Challenge: Reproduce the lines exactly, beginning with the line that has "Write a web" and ending with the line that has "const lenke = [12, 30, 30, 45, 45, 90, 70, 78];". Images are left out.

Supplied information:
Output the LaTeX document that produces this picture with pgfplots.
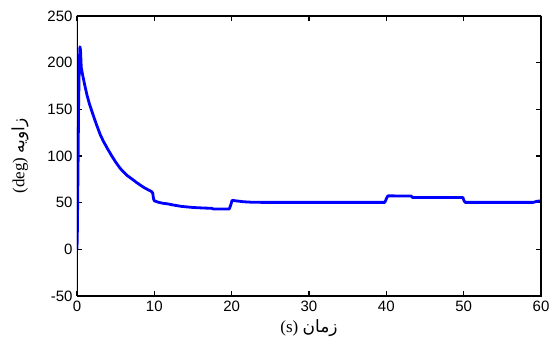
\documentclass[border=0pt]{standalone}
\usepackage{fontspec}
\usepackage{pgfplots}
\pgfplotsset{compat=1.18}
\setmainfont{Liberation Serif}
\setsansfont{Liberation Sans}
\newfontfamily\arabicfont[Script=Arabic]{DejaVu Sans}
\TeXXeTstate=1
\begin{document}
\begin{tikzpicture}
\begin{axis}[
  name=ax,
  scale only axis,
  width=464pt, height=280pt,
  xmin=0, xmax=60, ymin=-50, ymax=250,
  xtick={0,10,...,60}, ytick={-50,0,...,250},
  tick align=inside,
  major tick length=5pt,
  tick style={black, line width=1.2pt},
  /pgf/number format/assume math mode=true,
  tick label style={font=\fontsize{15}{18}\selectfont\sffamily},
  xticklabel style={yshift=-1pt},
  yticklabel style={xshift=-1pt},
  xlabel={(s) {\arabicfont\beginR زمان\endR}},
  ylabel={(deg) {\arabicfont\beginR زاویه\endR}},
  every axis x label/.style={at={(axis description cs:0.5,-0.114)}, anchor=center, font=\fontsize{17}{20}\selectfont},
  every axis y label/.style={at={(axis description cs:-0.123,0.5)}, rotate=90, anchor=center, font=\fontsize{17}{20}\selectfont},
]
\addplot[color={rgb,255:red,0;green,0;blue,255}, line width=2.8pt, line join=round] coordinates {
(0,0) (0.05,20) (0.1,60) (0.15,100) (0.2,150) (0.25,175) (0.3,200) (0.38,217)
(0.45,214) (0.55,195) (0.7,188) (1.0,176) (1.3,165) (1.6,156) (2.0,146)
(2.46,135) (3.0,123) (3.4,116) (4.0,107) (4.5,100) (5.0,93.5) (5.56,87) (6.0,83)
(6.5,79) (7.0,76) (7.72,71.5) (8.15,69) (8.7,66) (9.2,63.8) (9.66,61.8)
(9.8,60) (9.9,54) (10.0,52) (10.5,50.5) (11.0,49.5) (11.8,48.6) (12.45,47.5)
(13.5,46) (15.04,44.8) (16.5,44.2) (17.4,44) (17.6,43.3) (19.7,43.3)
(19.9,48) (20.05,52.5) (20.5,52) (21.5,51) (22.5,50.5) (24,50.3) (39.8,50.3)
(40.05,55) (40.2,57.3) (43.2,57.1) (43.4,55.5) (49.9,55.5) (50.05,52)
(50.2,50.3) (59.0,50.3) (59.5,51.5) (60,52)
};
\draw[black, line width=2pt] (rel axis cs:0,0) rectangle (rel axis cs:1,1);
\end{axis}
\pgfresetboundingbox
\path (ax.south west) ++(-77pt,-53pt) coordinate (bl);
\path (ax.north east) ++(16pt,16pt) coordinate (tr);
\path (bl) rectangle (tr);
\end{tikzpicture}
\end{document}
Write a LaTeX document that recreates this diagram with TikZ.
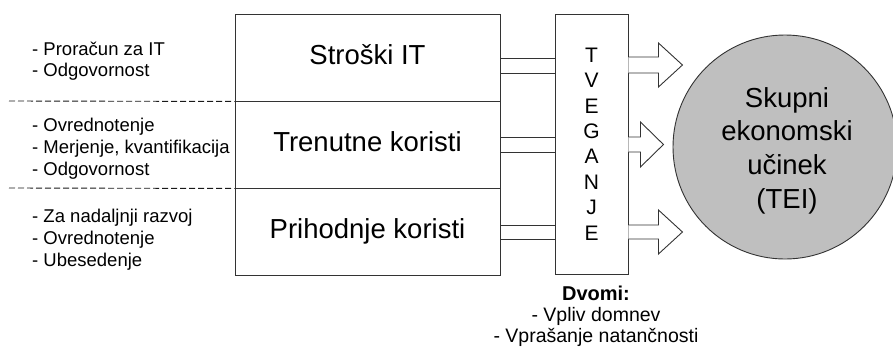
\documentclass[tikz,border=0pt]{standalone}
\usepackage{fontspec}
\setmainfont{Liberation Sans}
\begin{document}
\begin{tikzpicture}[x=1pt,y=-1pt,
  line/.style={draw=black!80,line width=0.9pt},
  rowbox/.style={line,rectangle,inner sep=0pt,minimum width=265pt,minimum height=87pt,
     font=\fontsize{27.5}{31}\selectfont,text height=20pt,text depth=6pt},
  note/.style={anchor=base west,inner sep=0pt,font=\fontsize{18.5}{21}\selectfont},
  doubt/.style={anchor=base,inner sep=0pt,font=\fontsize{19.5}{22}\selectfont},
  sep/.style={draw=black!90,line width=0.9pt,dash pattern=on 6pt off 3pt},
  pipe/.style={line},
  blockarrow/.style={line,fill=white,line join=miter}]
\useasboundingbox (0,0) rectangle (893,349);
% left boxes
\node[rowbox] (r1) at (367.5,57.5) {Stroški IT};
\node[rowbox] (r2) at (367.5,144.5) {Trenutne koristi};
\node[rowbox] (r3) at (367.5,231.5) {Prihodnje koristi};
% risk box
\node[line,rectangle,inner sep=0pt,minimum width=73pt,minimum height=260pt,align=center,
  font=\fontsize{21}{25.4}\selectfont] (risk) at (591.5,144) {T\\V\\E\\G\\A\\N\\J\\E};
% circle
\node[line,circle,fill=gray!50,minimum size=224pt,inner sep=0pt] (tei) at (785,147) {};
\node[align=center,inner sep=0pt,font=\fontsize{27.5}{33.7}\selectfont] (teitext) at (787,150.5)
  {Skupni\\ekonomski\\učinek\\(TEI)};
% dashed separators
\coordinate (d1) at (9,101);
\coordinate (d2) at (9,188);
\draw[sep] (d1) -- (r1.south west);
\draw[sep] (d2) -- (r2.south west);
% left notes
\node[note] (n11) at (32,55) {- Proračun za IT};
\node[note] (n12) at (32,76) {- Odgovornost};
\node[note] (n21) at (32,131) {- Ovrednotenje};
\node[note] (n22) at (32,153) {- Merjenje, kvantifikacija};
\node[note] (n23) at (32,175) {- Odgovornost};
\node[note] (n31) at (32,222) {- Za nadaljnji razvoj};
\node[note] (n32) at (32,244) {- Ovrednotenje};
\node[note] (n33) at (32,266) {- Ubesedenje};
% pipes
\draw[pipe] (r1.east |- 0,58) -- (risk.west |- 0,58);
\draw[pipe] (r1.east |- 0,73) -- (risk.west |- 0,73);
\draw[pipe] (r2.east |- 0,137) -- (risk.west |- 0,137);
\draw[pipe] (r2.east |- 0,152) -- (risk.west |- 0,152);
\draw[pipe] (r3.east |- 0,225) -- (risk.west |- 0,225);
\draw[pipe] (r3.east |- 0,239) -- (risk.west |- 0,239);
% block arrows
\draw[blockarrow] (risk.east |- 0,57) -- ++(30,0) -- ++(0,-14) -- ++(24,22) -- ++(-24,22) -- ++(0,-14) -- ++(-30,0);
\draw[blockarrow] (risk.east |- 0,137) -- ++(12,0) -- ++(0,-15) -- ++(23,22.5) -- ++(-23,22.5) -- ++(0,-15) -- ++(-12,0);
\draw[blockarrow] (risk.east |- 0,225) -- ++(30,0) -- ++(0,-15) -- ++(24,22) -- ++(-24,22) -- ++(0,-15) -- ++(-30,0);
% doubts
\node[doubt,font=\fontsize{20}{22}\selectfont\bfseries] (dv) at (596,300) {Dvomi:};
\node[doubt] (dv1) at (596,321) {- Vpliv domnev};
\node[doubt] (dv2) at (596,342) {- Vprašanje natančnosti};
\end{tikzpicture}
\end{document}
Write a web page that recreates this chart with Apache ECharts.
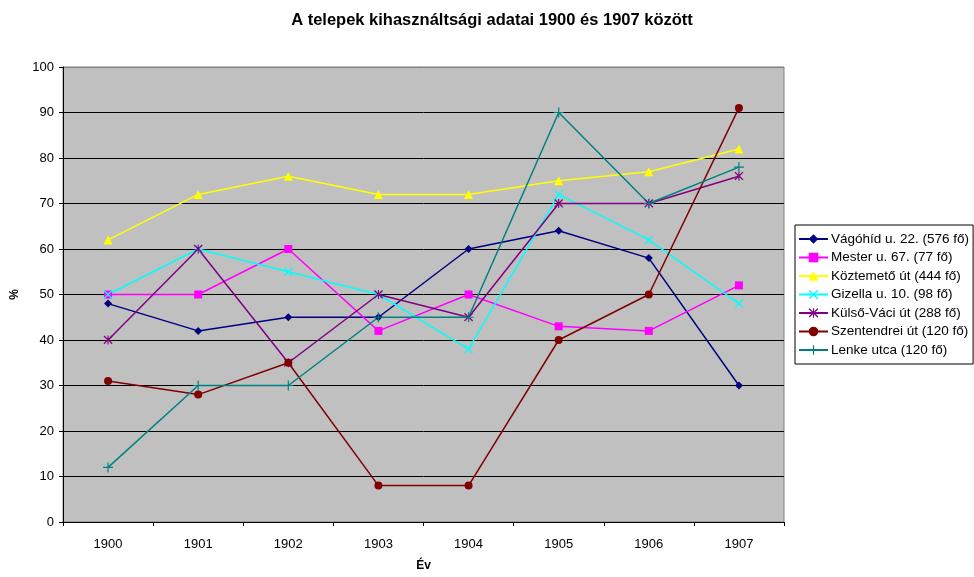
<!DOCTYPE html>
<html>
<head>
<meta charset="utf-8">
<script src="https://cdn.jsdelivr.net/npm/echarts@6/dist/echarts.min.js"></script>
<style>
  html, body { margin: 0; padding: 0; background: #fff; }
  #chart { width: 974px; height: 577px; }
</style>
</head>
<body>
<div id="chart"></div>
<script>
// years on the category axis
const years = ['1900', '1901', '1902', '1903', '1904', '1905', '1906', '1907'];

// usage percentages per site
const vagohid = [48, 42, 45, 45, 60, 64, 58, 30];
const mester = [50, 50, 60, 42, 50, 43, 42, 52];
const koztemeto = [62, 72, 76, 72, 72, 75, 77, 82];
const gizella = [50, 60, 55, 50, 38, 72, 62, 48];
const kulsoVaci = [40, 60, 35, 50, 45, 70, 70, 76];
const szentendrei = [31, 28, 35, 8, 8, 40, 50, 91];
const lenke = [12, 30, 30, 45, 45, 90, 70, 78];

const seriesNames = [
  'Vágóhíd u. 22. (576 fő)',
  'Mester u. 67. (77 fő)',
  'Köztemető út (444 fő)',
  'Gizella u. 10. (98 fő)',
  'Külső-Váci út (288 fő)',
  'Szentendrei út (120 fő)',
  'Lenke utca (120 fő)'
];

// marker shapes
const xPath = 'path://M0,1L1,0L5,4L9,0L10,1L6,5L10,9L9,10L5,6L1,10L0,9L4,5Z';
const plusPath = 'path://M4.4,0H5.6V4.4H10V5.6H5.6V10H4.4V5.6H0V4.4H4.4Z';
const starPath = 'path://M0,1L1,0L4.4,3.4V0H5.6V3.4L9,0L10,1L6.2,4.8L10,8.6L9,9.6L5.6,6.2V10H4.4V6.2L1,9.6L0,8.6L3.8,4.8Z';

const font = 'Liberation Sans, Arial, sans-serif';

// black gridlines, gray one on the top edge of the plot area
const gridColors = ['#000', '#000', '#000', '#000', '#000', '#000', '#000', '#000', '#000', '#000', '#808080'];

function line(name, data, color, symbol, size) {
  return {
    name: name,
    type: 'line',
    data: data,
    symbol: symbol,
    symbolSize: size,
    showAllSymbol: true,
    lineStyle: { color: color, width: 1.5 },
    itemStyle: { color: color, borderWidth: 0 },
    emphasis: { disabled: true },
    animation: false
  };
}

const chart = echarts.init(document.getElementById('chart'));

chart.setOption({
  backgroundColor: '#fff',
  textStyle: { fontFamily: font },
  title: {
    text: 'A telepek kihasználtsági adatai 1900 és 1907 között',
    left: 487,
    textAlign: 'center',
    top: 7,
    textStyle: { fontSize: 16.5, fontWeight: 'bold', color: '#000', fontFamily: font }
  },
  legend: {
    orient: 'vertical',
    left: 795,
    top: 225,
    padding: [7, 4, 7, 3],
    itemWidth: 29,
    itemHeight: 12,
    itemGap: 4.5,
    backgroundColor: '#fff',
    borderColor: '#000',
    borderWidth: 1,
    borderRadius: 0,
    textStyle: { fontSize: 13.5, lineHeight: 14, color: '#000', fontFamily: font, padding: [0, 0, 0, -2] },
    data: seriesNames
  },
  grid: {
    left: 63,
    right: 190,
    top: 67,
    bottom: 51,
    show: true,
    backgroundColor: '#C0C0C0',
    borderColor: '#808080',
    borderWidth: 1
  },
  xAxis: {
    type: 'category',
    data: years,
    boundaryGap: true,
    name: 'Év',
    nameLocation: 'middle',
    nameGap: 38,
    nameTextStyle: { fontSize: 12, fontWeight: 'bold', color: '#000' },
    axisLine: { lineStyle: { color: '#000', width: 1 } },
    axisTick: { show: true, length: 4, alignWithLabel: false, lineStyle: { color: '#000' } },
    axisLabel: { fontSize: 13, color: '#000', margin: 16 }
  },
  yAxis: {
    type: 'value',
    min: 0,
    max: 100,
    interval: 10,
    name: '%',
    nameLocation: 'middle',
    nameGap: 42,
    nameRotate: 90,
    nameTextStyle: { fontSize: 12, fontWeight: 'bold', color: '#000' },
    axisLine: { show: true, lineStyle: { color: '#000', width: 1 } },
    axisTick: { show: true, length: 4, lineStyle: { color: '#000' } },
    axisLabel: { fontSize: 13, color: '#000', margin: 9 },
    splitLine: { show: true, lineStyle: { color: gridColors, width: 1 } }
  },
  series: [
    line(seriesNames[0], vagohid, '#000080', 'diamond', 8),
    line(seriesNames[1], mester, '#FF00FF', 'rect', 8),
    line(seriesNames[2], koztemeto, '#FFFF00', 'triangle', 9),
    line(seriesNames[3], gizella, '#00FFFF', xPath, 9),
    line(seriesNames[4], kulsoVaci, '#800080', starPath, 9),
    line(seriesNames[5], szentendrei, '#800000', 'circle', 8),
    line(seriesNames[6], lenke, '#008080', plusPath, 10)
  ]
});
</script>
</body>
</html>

Complete output:
Write a web page that recreates this chart with Apache ECharts.
<!DOCTYPE html>
<html>
<head>
<meta charset="utf-8">
<script src="https://cdn.jsdelivr.net/npm/echarts@6/dist/echarts.min.js"></script>
<style>
  html, body { margin: 0; padding: 0; background: #fff; }
  #chart { width: 974px; height: 577px; }
</style>
</head>
<body>
<div id="chart"></div>
<script>
// years on the category axis
const years = ['1900', '1901', '1902', '1903', '1904', '1905', '1906', '1907'];

// usage percentages per site
const vagohid = [48, 42, 45, 45, 60, 64, 58, 30];
const mester = [50, 50, 60, 42, 50, 43, 42, 52];
const koztemeto = [62, 72, 76, 72, 72, 75, 77, 82];
const gizella = [50, 60, 55, 50, 38, 72, 62, 48];
const kulsoVaci = [40, 60, 35, 50, 45, 70, 70, 76];
const szentendrei = [31, 28, 35, 8, 8, 40, 50, 91];
const lenke = [12, 30, 30, 45, 45, 90, 70, 78];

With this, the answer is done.